Your pieces were becoming more conceptual and you developed these ideas with the found printed material?
I did some pieces that I put in the bottom of the newspaper racks when they used to have a space to slip in an advertising card. I just slipped in my painting. I also did other pieces where I placed my art in surprising places. You know those postcard racks that started to appear in cafes? I would pick up a bunch of those. I would spray paint with stencils over the front of the card and on the back I would put quotations about propaganda and media that I collected from my reading. Then I put them back on the racks.
So people expected to pull out a postcard about say, vodka, instead they would find…your message! You have a lot of subject matter playing together, journalism, books, reading, propaganda, consumerism, the line between what is and isn’t art…
I like to blur the lines. And not confine my practice only to the studio or gallery. I want my ideas to be about everday life and to interact with the viewer in everday life.
One of my recent pieces was the Coffee Diaries which was another year-long, daily activity experiment. I also made an artist’s book that encapsulates the larger project.
I was thinking again about daily activities around consumption and I decided to collect my to-go coffee cups every day. On each cup I would write what I was doing that day, where I bought the coffee. A lot of the things I wrote would be like, I was going to get decaf but instead I got full strength and now I’m too wired (laughs). Just funky little details, a little bit boring even.
I presented the piece—a year’s worth of cups and jotted thoughts—on shallow shelves and they took up a large wall in the gallery. People could read them, follow a sequence of days, pick them up if they wanted. Hopefully, they might notice the ecological theme there about the wastefulness of paper cups.
As I transcribed the writing from the cups to do the little book I realized that as I got the coffee in the same cafes at the same time of morning, there was a small community of people that I interacted with. These were everyone from people on the bus going over to the City who would stop in the same coffee shop to the workers at the coffee shop. When the counter crew changed, I noticed and noted that.
What are you working on lately?
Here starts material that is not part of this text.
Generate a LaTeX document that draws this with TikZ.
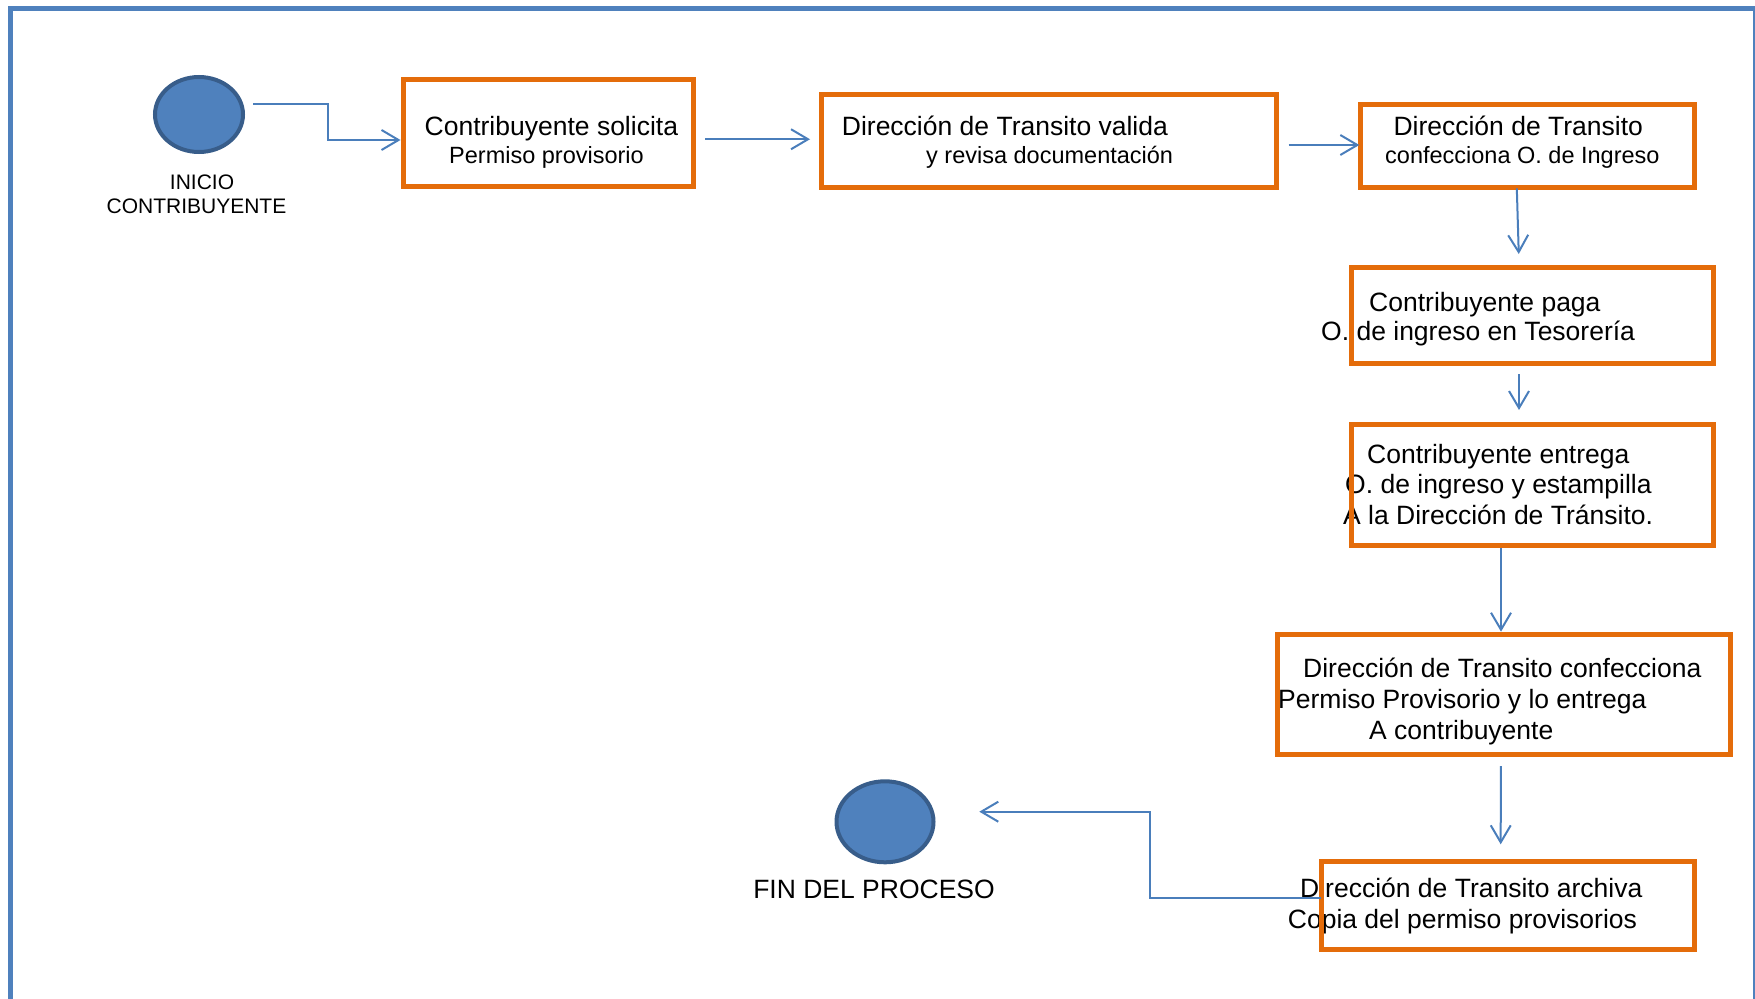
\documentclass[tikz,border=0pt]{standalone}
\usepackage{fontspec}
\setmainfont{Liberation Sans}
\usetikzlibrary{shapes.geometric,arrows.meta}
\definecolor{marco}{HTML}{4F81BD}
\definecolor{relleno}{HTML}{4F81BD}
\definecolor{borde}{HTML}{385D8A}
\definecolor{naranja}{HTML}{E46C0A}
\definecolor{flecha}{HTML}{4A7EBB}
\begin{document}
\begin{tikzpicture}[x=1pt,y=-1pt,
    paso/.style={draw=naranja,line width=5pt,rectangle,inner sep=0pt},
    evento/.style={ellipse,draw=borde,fill=relleno,line width=4pt,inner sep=0pt},
    flujo/.style={draw=flecha,line width=2pt,-{Straight Barb[length=17pt,width=20pt]}},
    texto/.style={anchor=base west,align=left,inner sep=0pt,font=\fontsize{26.5}{28.3}\selectfont}]
    \useasboundingbox (0,0) rectangle (1755,998);
    % marco
    \draw[marco,line width=4.5pt] (10.5,1020) -- (10.5,8.5) -- (1755,8.5) -- (1755,1020);
    % textos (anclados en la linea base de la ultima linea)
    \node[texto] (t_sol) at (424.5,163.3) {Contribuyente solicita\\\hspace*{24.5pt}{\fontsize{23.5}{28.3}\selectfont Permiso provisorio}};
    \node[texto] (t_val) at (841.7,163.3) {Dirección de Transito valida\\\hspace*{84.3pt}{\fontsize{23.5}{28.3}\selectfont y revisa documentación}};
    \node[texto] (t_conf) at (1385,163.3) {\hspace*{8.3pt}Dirección de Transito\\{\fontsize{23.5}{28.3}\selectfont confecciona O. de Ingreso}};
    \node[texto,font=\fontsize{26.5}{29}\selectfont] (t_paga) at (1321,340.7) {\hspace*{48pt}Contribuyente paga\\O. de ingreso en Tesorería};
    \node[texto,font=\fontsize{26.5}{30.4}\selectfont] (t_ent) at (1343,524.1) {\hspace*{24pt}Contribuyente entrega\\\hspace*{2pt}O. de ingreso y estampilla\\A la Dirección de Tránsito.};
    \node[texto,font=\fontsize{26.5}{31}\selectfont] (t_perm) at (1278,739) {\hspace*{25pt}Dirección de Transito confecciona\\Permiso Provisorio y lo entrega\\\hspace*{91pt}A contribuyente};
    \node[texto,font=\fontsize{26.5}{30.6}\selectfont] (t_arch) at (1287.7,928.3) {\hspace*{12.3pt}Dirección de Transito archiva\\Copia del permiso provisorios};
    \node[anchor=base,align=center,inner sep=0pt,font=\fontsize{21}{23.8}\selectfont] (t_inicio) at (196.5,213.3) {\hspace*{11pt}INICIO\\CONTRIBUYENTE};
    \node[anchor=base,inner sep=0pt,font=\fontsize{26.5}{28.3}\selectfont] (t_fin) at (874,898.3) {FIN DEL PROCESO};
    % cajas
    \node[paso,minimum width=290pt,minimum height=107.5pt] (sol) at (548,132.75) {};
    \node[paso,minimum width=455.5pt,minimum height=93.5pt] (val) at (1048.75,140.75) {};
    \node[paso,minimum width=334pt,minimum height=83.3pt] (conf) at (1527.8,145.85) {};
    \node[paso,minimum width=361.7pt,minimum height=96pt] (paga) at (1532.35,315.5) {};
    \node[paso,minimum width=361.7pt,minimum height=121pt] (ent) at (1532.35,484.7) {};
    \node[paso,minimum width=453.3pt,minimum height=120pt] (perm) at (1504.15,694.2) {};
    \node[paso,minimum width=372.7pt,minimum height=87.4pt] (arch) at (1507.85,905.5) {};
    \node[evento,minimum width=88pt,minimum height=75pt] (inicio) at (199,114.5) {};
    \node[evento,minimum width=97pt,minimum height=81pt] (fin) at (885,821.8) {};
    % flechas
    \draw[flujo] ([shift={(8,-11)}]inicio.east) -- ++(75,0) |- ([shift={(0,7.25)}]sol.west);
    \draw[flujo] ([shift={(9.5,6.5)}]sol.east) -- ([shift={(-8.5,-1.5)}]val.west);
    \draw[flujo] ([shift={(9.5,4.25)}]val.east) -- ([shift={(1,-0.85)}]conf.west);
    \draw[flujo] ([shift={(-11,-1.7)}]conf.south) -- ([shift={(-13.6,-11)}]paga.north);
    \draw[flujo] ([shift={(-13.35,8)}]paga.south) -- ([shift={(-13.35,-11.7)}]ent.north);
    \draw[flujo] ([shift={(-31.35,0)}]ent.south) -- ([shift={(-3.15,0)}]perm.north);
    \draw[flujo] ([shift={(-3.35,9.3)}]perm.south) -- ([shift={(-7.15,-15)}]arch.north);
    \draw[flujo] ([shift={(1.5,-7.8)}]arch.west) -- ++(-171,0) |- ([shift={(43.8,-10.1)}]fin.east);
\end{tikzpicture}
\end{document}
What will you show at Mercury 20 in May?
I’m focusing on reconstructed books. At first I was afraid to cut up books because I didn’t think it was right. But at work we withdraw books from the collection and then hold book sales. So, I’m lugging these huge boxes of books to the sales, setting them up for sale at 25 cents a piece, and then boxing up and hauling the unsold books back. I realized that maybe it is OK to cut these books up and make some art from them. (laughs)
(Laughs) Their final resting place.
I respond to the titles and the look of the old covers and I reassemble them. I think about word associations. I’ve been thinking about cyclical history lately. I’ll see an old title and I think it’s the same now. Even though the book is 40 years old: same story.
I’m working on a new idea for this show. I’m making a big accordion book out of book covers, to try to make a narrative from the titles and ideas that the covers suggest. I’m inventing a new language for myself.
You’ll be showing with a sculptor, Laura van Duren. I think your work will really talk to each other.
There’s a shared sensibility and a relationship with our interests in the figure. It will be interesting to juxtapose her large ceramic figures with the small portraits I’ve drawn of people reading on the discarded checkout cards. And we share a questioning of media, advertising.
I also did a series of people eating and drinking that I drew with coffee. Some of those are going to be in a show at Root Division in SF called Taste.
You are showing all over, Mary! Let’s do a list…
Taste Root Division, 3175 17th Street, San Francisco April 9-26
The Art of the Book Donna Seager Gallery, 851 Fourth Street, San Rafael. April 22- May 21.
Gathering Oakland Museum at City Center, 500 12th St. Oakland. through June 13.
And more of your work can be seen at: www.maryvmarsh.smugmug.com.
Thanks so much for talking to me, Mary.